I suddenly realised that in reality, when posting or chatting, I was not only responding to the continuous input of a flow that exceeded my capacity to assimilate, but I was also contributing to drowning out someone else’s voice. Mine was no longer a voice born out of silence, but a desire to be there and have my say in relation to something that, without realising it, had already overtaken me. During this fast, I was reminded of Jesus’ 40 days in the desert.

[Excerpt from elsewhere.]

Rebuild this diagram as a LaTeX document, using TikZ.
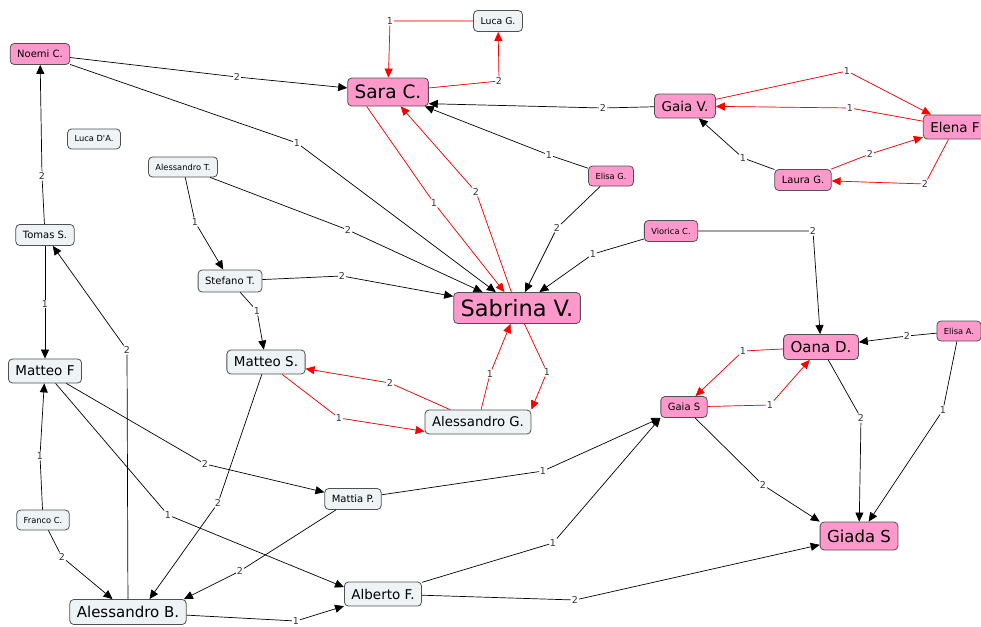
\documentclass[tikz,border=0pt]{standalone}
\usepackage{fontspec}
\setmainfont{DejaVu Sans}
\usetikzlibrary{arrows.meta}
\definecolor{cmpink}{RGB}{255,153,204}
\definecolor{cmgrey}{RGB}{238,243,245}
\definecolor{cmborder}{RGB}{80,80,80}

\tikzset{
	box/.style={draw=cmborder, line width=0.8pt, rounded corners=4pt, inner xsep=7pt, inner ysep=0pt, text=black},
	pbox/.style={box, fill=cmpink},
	gbox/.style={box, fill=cmgrey},
	fs/.style 2 args={font=\fontsize{#1}{#1}\selectfont, minimum height=#2},
	lab/.style={fill=white, inner sep=0.8pt, font=\fontsize{9.5}{9.5}\selectfont, text=black!80},
	link/.style={line width=0.7pt, -{Triangle[length=9pt,width=8pt]}},
	rlink/.style={link, draw=red, fill=red}
}

\begin{document}
\begin{tikzpicture}[x=1pt, y=-1pt]
			\useasboundingbox (0,0) rectangle (981,626);
			\node[pbox, fs={10pt}{21pt}] (noemi) at (40,54) {Noemi C.};
			\node[gbox, fs={8.3pt}{20pt}] (lucada) at (94,139) {Luca D\textquotesingle A.};
			\node[gbox, fs={8.3pt}{20pt}] (alesst) at (183,167) {Alessandro T.};
			\node[gbox, fs={9.3pt}{21pt}] (lucag) at (498,21) {Luca G.};
			\node[pbox, fs={18.5pt}{28pt}] (sara) at (388,92) {Sara C.};
			\node[pbox, fs={13.5pt}{24pt}] (gaiav) at (685,106) {Gaia V.};
			\node[pbox, fs={13.5pt}{24pt}] (elena) at (955,127) {Elena F};
			\node[pbox, fs={10pt}{21pt}] (laura) at (803,180) {Laura G.};
			\node[pbox, fs={8.3pt}{20pt}] (elisag) at (611,176) {Elisa G.};
			\node[gbox, fs={10pt}{21pt}] (tomas) at (45,235) {Tomas S.};
			\node[gbox, fs={10pt}{22pt}] (stefano) at (230,281) {Stefano T.};
			\node[pbox, fs={8.3pt}{21pt}] (viorica) at (671,231) {Viorica C.};
			\node[pbox, fs={22.5pt}{31pt}] (sabrina) at (517,308) {Sabrina V.};
			\node[gbox, fs={13.5pt}{24pt}] (matteof) at (45,371) {Matteo F};
			\node[gbox, fs={13.5pt}{24pt}] (matteos) at (266,362) {Matteo S.};
			\node[pbox, fs={15pt}{25pt}] (oana) at (821,347) {Oana D.};
			\node[pbox, fs={8.3pt}{20pt}] (elisaa) at (959,331) {Elisa A.};
			\node[gbox, fs={13.3pt}{24pt}] (alessg) at (478,422) {Alessandro G.};
			\node[pbox, fs={10pt}{21pt}] (gaias) at (684,407) {Gaia S};
			\node[gbox, fs={10pt}{21pt}] (mattia) at (353,499) {Mattia P.};
			\node[gbox, fs={8.3pt}{20pt}] (franco) at (43,520) {Franco C.};
			\node[pbox, fs={16.5pt}{28pt}] (giada) at (859,536) {Giada S};
			\node[gbox, fs={15pt}{25pt}] (alessb) at (128,612) {Alessandro B.};
			\node[gbox, fs={13.5pt}{24pt}] (alberto) at (383,594) {Alberto F.};

			\node[lab] (l1) at (42,176) {2};
			\node[lab] (l2) at (237,77) {2};
			\node[lab] (l3) at (297,143) {1};
			\node[lab] (l4) at (499,81) {2};
			\node[lab] (l5) at (390,21) {1};
			\node[lab] (l6) at (434,203) {1};
			\node[lab] (l7) at (476,192) {2};
			\node[lab] (l8) at (603,108) {2};
			\node[lab] (l9) at (549,155) {1};
			\node[lab] (l10) at (557,228) {2};
			\node[lab] (l11) at (847,71) {1};
			\node[lab] (l12) at (850,108) {1};
			\node[lab] (l13) at (743,158) {1};
			\node[lab] (l14) at (870,154) {2};
			\node[lab] (l15) at (925,184) {2};
			\node[lab] (l16) at (348,230) {2};
			\node[lab] (l17) at (195,222) {1};
			\node[lab] (l18) at (342,276) {2};
			\node[lab] (l19) at (257,311) {1};
			\node[lab] (l20) at (593,254) {1};
			\node[lab] (l21) at (813,231) {2};
			\node[lab] (l22) at (547,372) {1};
			\node[lab] (l23) at (490,374) {1};
			\node[lab] (l24) at (390,383) {2};
			\node[lab] (l25) at (339,418) {1};
			\node[lab] (l26) at (218,503) {2};
			\node[lab] (l27) at (45,304) {1};
			\node[lab] (l28) at (127,350) {2};
			\node[lab] (l29) at (40,456) {1};
			\node[lab] (l30) at (62,557) {2};
			\node[lab] (l31) at (205,464) {2};
			\node[lab] (l32) at (168,515) {1};
			\node[lab] (l33) at (240,571) {2};
			\node[lab] (l34) at (543,471) {1};
			\node[lab] (l35) at (553,543) {1};
			\node[lab] (l36) at (296,621) {1};
			\node[lab] (l37) at (575,600) {2};
			\node[lab] (l38) at (763,485) {2};
			\node[lab] (l39) at (861,418) {2};
			\node[lab] (l40) at (943,410) {1};
			\node[lab] (l41) at (907,336) {2};
			\node[lab] (l42) at (743,351) {1};
			\node[lab] (l43) at (770,405) {1};

			\draw[link] (tomas) -- (l1) -- (noemi);
			\draw[link] (noemi) -- (l2) -- (sara);
			\draw[link] (noemi) -- (l3) -- (sabrina);
			\draw[rlink] (sara) -- (l4) -- (lucag);
			\draw[rlink] (lucag) -- (l5) -- (sara);
			\draw[rlink] (sara.214) -- (l6) -- (sabrina);
			\draw[rlink] (sabrina) -- (l7) -- (sara);
			\draw[link] (gaiav) -- (l8) -- (sara.-16);
			\draw[link] (elisag) -- (l9) -- (sara);
			\draw[link] (elisag) -- (l10) -- (sabrina);
			\draw[rlink] (gaiav) -- (l11) -- (elena);
			\draw[rlink] (elena) -- (l12) -- (gaiav);
			\draw[link] (laura) -- (l13) -- (gaiav);
			\draw[rlink] (laura) -- (l14) -- (elena);
			\draw[rlink] (elena) -- (l15) -- (laura);
			\draw[link] (alesst) -- (l16) -- (sabrina);
			\draw[link] (alesst) -- (l17) -- (stefano);
			\draw[link] (stefano) -- (l18) -- (sabrina);
			\draw[link] (stefano) -- (l19) -- (matteos);
			\draw[link] (viorica) -- (l20) -- (sabrina);
			\draw[link] (viorica) -- (l21) -- (oana);
			\draw[rlink] (sabrina) -- (l22) -- (alessg.north east);
			\draw[rlink] (alessg) -- (l23) -- (sabrina);
			\draw[rlink] (alessg) -- (l24) -- (matteos);
			\draw[rlink] (matteos) -- (l25) -- (alessg.190);
			\draw[link] (matteos) -- (l26) -- (alessb.31);
			\draw[link] (tomas) -- (l27) -- (matteof);
			\draw[link] (alessb) -- (l28) -- (tomas);
			\draw[link] (franco) -- (l29) -- (matteof);
			\draw[link] (franco) -- (l30) -- (alessb);
			\draw[link] (matteof) -- (l31) -- (mattia);
			\draw[link] (matteof) -- (l32) -- (alberto.170);
			\draw[link] (mattia) -- (l33) -- (alessb.13);
			\draw[link] (mattia) -- (l34) -- (gaias.south west);
			\draw[link] (alberto) -- (l35) -- (gaias.south west);
			\draw[link] (alessb) -- (l36) -- (alberto);
			\draw[link] (alberto) -- (l37) -- (giada);
			\draw[link] (gaias) -- (l38) -- (giada.north west);
			\draw[link] (oana) -- (l39) -- (giada);
			\draw[link] (elisaa) -- (l40) -- (giada);
			\draw[link] (elisaa) -- (l41) -- (oana);
			\draw[rlink] (oana) -- (l42) -- (gaias);
			\draw[rlink] (gaias) -- (l43) -- (oana);
		\end{tikzpicture}
\end{document}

A desert which in Hebrew is called midbar, which means “the place from which the word comes”. I was also reminded of John the Baptist who declared: I am the voice of one who cries out in the desert, he was the voice of one who cries out in our depths, who groans, who wants to come out, our deepest desire perhaps, in a word Jesus, love, peace.

The Sahara Desert
Photo: G. E.

Suddenly I realised that on social networks I was no longer loving, but simply acting as a sounding board for the many voices that, like a tornado, were increasingly magnifying this inner chaos within me, and this outer chaos in this mega-organism that is social networks.

This dualism that I felt towards this phenomenon that I was experiencing, to leave or to stay, this continuous odi et amo, was dictated precisely by having lost that unifying voice that came from my depths, a voice of love, a merciful look and listening to the other. The images, the words, the stories slowly gave way to a single image, a single word, a single story. A word, an image and a story that are sources of life, generative, that do not need to make noise, to occupy space, to be seen, but that in tenderness and sweetness caress the soul.

Photo: Wendy Wei

Having recently returned to some of the social networks, I realise that I am looking at the different posts and images with totally different eyes, with the eyes of a closeness to others made possible by the closeness to a voice that was previously drowned out by so many other voices and by having lost the fear of losing something, in this case my relationships and my being there.

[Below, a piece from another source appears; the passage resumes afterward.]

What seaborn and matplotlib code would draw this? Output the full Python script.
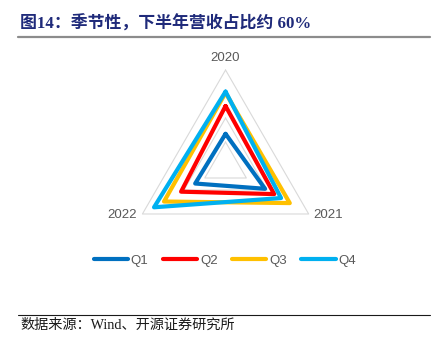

Having lost the need to be there seems to me to give a different meaning to the time I spend online. It is no longer an eternal present in which a flow of information assailed me and I remained passive, but rather an present of eternity to be inhabited. So I return with the awareness that the virtual is part of the real but, losing its real dimension, it continually seeks love, talks of love, or the idea of it, it continually confesses the need for love that we have, but does not give it. I return with a different awareness of time to live online: no longer a chronos of passive performance anxiety, but a kairos, an opportunity, to give. Those who really want to relate will always find the time that goes beyond a chat or a post or will really use them for this purpose, the eyes are not a screen.

Here at last after so many years I have an answer, mine one, existential, naked, to this phenomenon! Leave or stay? Hate or love? It’s up to you to find your answer!